住的房子漏水这类的鬼话倒编得十分顺口,以他的身份谁敢亏待他,莫不将他当神祇膜拜给他最好的待遇,生怕他住得不习惯无法发挥平时的水准。

大概也只有老妈那种老实人会相信他的一派胡言,信以为真地同情他不幸的遭遇,二话不说的将他们送作堆。

周庆祥的别墅媲美五星级饭店,还送上千娇百媚的女儿百般笼络,身在美人窝的男人哪有不乐不思蜀的道理,何必落荒而逃找上她。

贪污舞弊得来的金钱的确花得够海派,一掷千金毫不眨眼,丝毫不把钱当钱使用任意地挥霍,为巩固自己的势力大举牺牲对他无助益的人。

一场土地弊案死了九个人,官司还在上诉当中,身为主谋的他也该受点教训,拿了多少就该付出多少。

警察局长就不会死吗?要制造一场意外是多么简单的事,一瓶过量的胰岛素不要糖尿病患者的救星,而是催命符。

「我没妳想的那么卑鄙,换个角度想我是保护妳免受牢狱之灾,对妳的家人而言我可是大功臣。」他不否认自己存有私心,但出发点是好的。

她不适合坐牢,以她的聪慧来说,只怕女监里的犯人都会造反,以她马首是瞻地推翻监狱制度,连成一股新势力为所欲为。

「我该写张感谢状给你吗?感谢你不辞辛劳的牺牲奉献。」他不卑鄙只是城府深沉。

「我比较喜欢妳用吻来代替。」杜玉坎笑着点点她的唇,指腹轻挲来回抚弄。

「这叫性骚扰,会让你的个人荣誉出现瑕庇。

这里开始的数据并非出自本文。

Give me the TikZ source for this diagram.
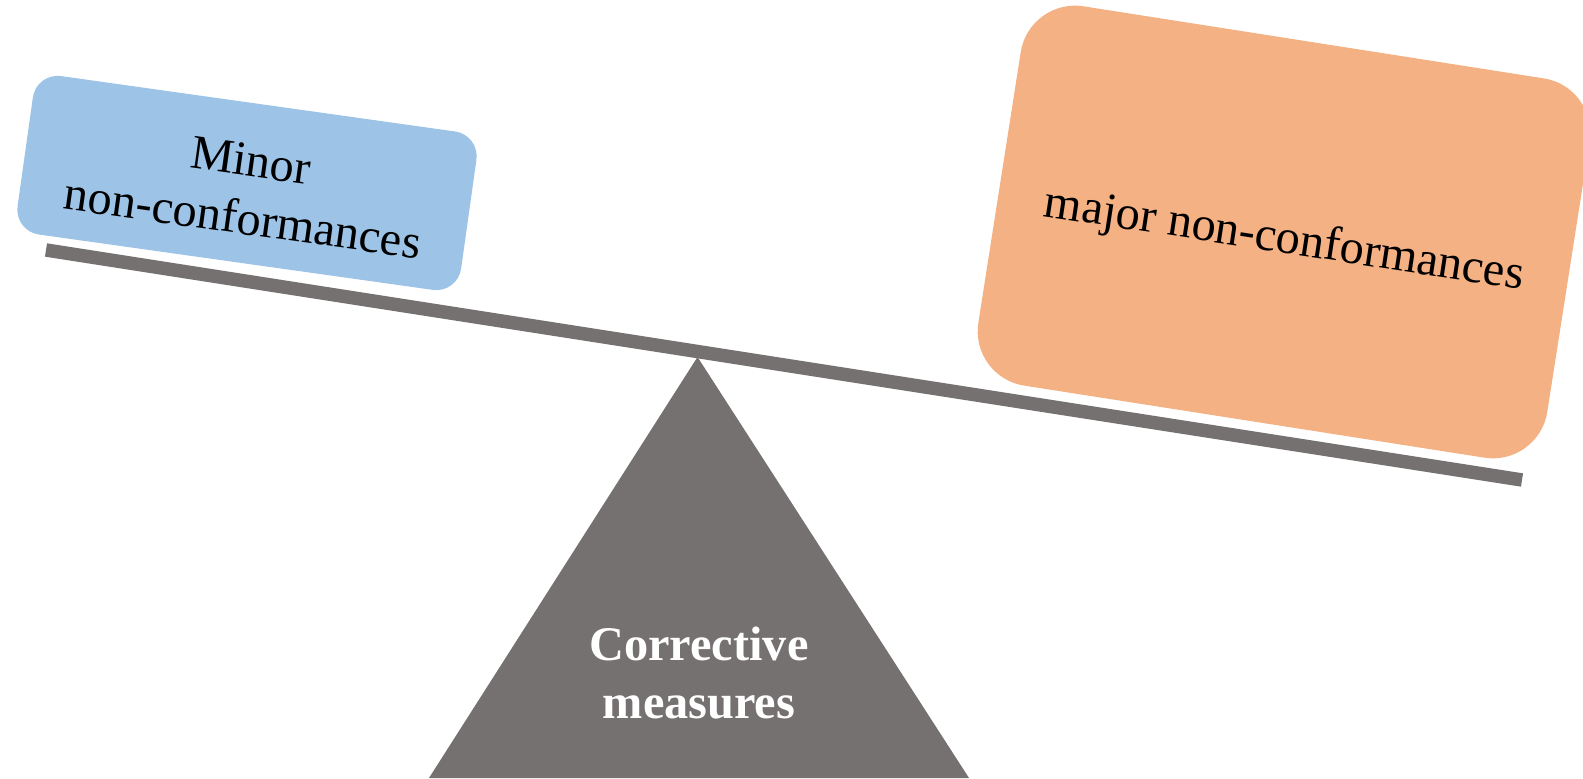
\documentclass[tikz,border=0pt]{standalone}
\usepackage{fontspec}
\setmainfont{Liberation Serif}
\definecolor{minorblue}{HTML}{9DC3E6}
\definecolor{majororange}{HTML}{F4B183}
\definecolor{beamgray}{HTML}{767171}
\begin{document}
\begin{tikzpicture}[x=0.02cm, y=0.02cm,
  pan/.style={fill, inner sep=0pt},
  panlabel/.style={align=center, text=black, font=\fontsize{27.5}{33}\selectfont}]
  \tikzset{lightpan/.style={pan, fill=minorblue, rounded corners=0.5cm}}
  \tikzset{heavypan/.style={pan, fill=majororange, rounded corners=1.1cm}}
  \useasboundingbox (0,0) rectangle (1583,778);
  \clip (0,0) rectangle (1583,778);
  % beam and fulcrum
  \coordinate (bl) at (46,528);
  \coordinate (br) at (1522,298);
  \draw[beamgray, line width=0.27cm] (bl) -- (br);
  \coordinate (apex) at (697.5,421);
  \coordinate (baseL) at (429,0);
  \coordinate (baseR) at (969,0);
  \fill[beamgray] (apex) -- (baseL) -- (baseR) -- cycle;
  \node[text=white, align=center, font=\fontsize{27.5}{33}\selectfont\bfseries]
    (fulcrum) at (699,105) {Corrective\\measures};
  % pans
  \node[lightpan, rotate=-8, minimum width=8.96cm, minimum height=3.2cm]
    (minor) at (247,595) {};
  \node[panlabel, rotate=-8] (minortext) at ([yshift=-0.13cm]minor.center)
    {Minor\\non-conformances};
  \node[heavypan, rotate=-8.9, minimum width=11.52cm, minimum height=7.68cm]
    (major) at (1284,546) {};
  \node[panlabel, rotate=-8.7] (majortext) at ([yshift=-0.18cm]major.center)
    {major non-conformances};
\end{tikzpicture}
\end{document}
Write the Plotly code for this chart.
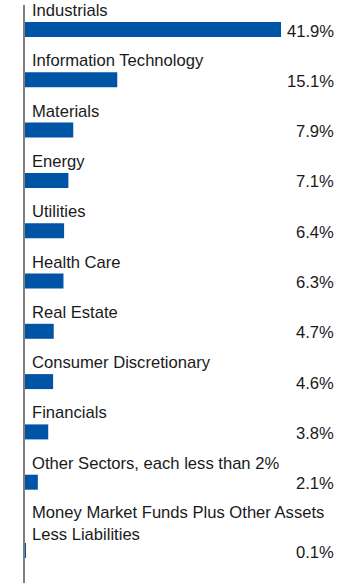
import plotly.graph_objects as go

categories = [
    "Industrials",
    "Information Technology",
    "Materials",
    "Energy",
    "Utilities",
    "Health Care",
    "Real Estate",
    "Consumer Discretionary",
    "Financials",
    "Other Sectors, each less than 2%",
    "Money Market Funds Plus Other Assets<br>Less Liabilities",
]
values = [41.9, 15.1, 7.9, 7.1, 6.4, 6.3, 4.7, 4.6, 3.8, 2.1, 0.1]
value_labels = [f"{v:.1f}%" for v in values]

BAR_COLOR = "#0054A5"
TEXT_COLOR = "#1a1a1a"
FONT = "Liberation Sans, Arial, sans-serif"
FSIZE = 16.6

W, H = 360, 587
LEFT = 25
PX_PER_UNIT = 6.11
PITCH = 50.3
FIRST = 29.5
EXTRA_LINE = 18

# row centres in pixel-like y units (extra space for wrapped labels)
ypos = []
offset = 0.0
for i, c in enumerate(categories):
    nlines = c.count("<br>") + 1
    offset += EXTRA_LINE * (nlines - 1)
    ypos.append(FIRST + PITCH * i + offset)

fig = go.Figure()
fig.add_trace(go.Bar(
    x=values, y=ypos, orientation="h", width=15,
    marker=dict(color=BAR_COLOR, line=dict(width=0)),
    hoverinfo="skip",
))

annotations = []
for c, y, lab in zip(categories, ypos, value_labels):
    nlines = c.count("<br>") + 1
    annotations.append(dict(
        x=0, y=y - 19 - 8 * (nlines - 1), xref="x", yref="y",
        text=c, showarrow=False, xanchor="left", yanchor="middle", xshift=5,
        align="left", font=dict(family=FONT, size=FSIZE, color=TEXT_COLOR),
    ))
    annotations.append(dict(
        x=1, y=y + 1.5, xref="paper", yref="y",
        text=lab, showarrow=False, xanchor="right", yanchor="middle", xshift=-24,
        font=dict(family=FONT, size=FSIZE, color=TEXT_COLOR),
    ))

plot_w = W - LEFT
fig.update_layout(
    width=W, height=H,
    margin=dict(l=LEFT, r=0, t=0, b=0),
    paper_bgcolor="white", plot_bgcolor="white",
    showlegend=False,
    xaxis=dict(range=[0, plot_w / PX_PER_UNIT], visible=False, fixedrange=True),
    yaxis=dict(range=[H, 0], visible=False, fixedrange=True),
    annotations=annotations,
    shapes=[dict(
        type="line", xref="paper", yref="y",
        x0=-1 / plot_w, x1=-1 / plot_w, y0=5, y1=583,
        line=dict(color="#555555", width=1.5),
    )],
)

fig.write_html("out.html", config={"displayModeBar": False})
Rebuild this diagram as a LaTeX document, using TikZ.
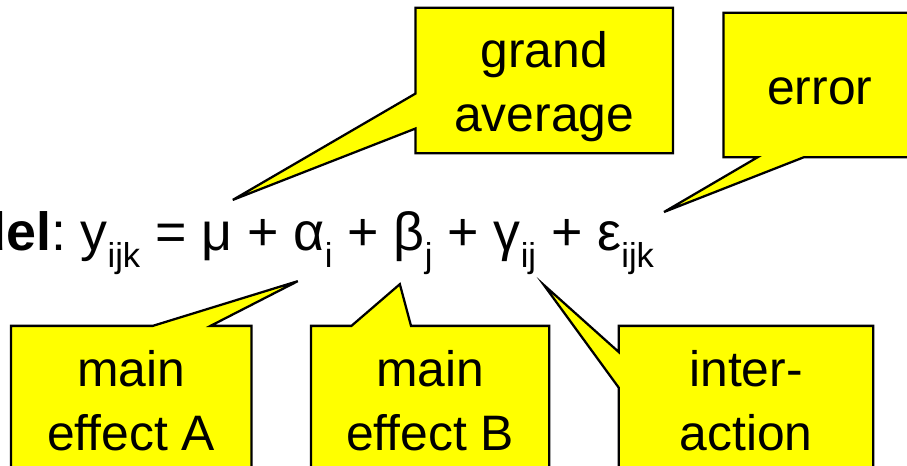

」她可以「玩」得很大,让他无立足之地。

傅青萝厌恶失控的感觉,但从他出现以后日子就不再平顺,随时有各种挑战等在前头,考验她随机应变的能力。

就像在高空中盘旋的风筝却收下回来,眼睛看得见天空的那一小点,手上的线却始终没有动静,无法往回卷只能看它顺风而飞。

那是冗长的耐力赛,在风与速度中进行比试,看是线断风筝落地,或是操线者征服天空舞者,驯服它回到主人手中。

「瑕疵不会造成我品格上的影响,我相信『追求』两字绝对比性骚扰更符合实际,妳并不排斥我的吻。」这点他颇有自信,她对他并非完全无动于衷。

她就是讨厌他这一点,太渗透人心。「那又如何,你企图在黑暗中找到一丝光明吗?」

「不无可能,只要有心。」光和影是并存的,缺一不可。

「心包在肉里没人瞧得见,不剖开来瞧瞧怎知它是红还是黑,说不定它根本是死的,连跳动都嫌麻烦。」傅青萝要他死心,不要在她身上找答案。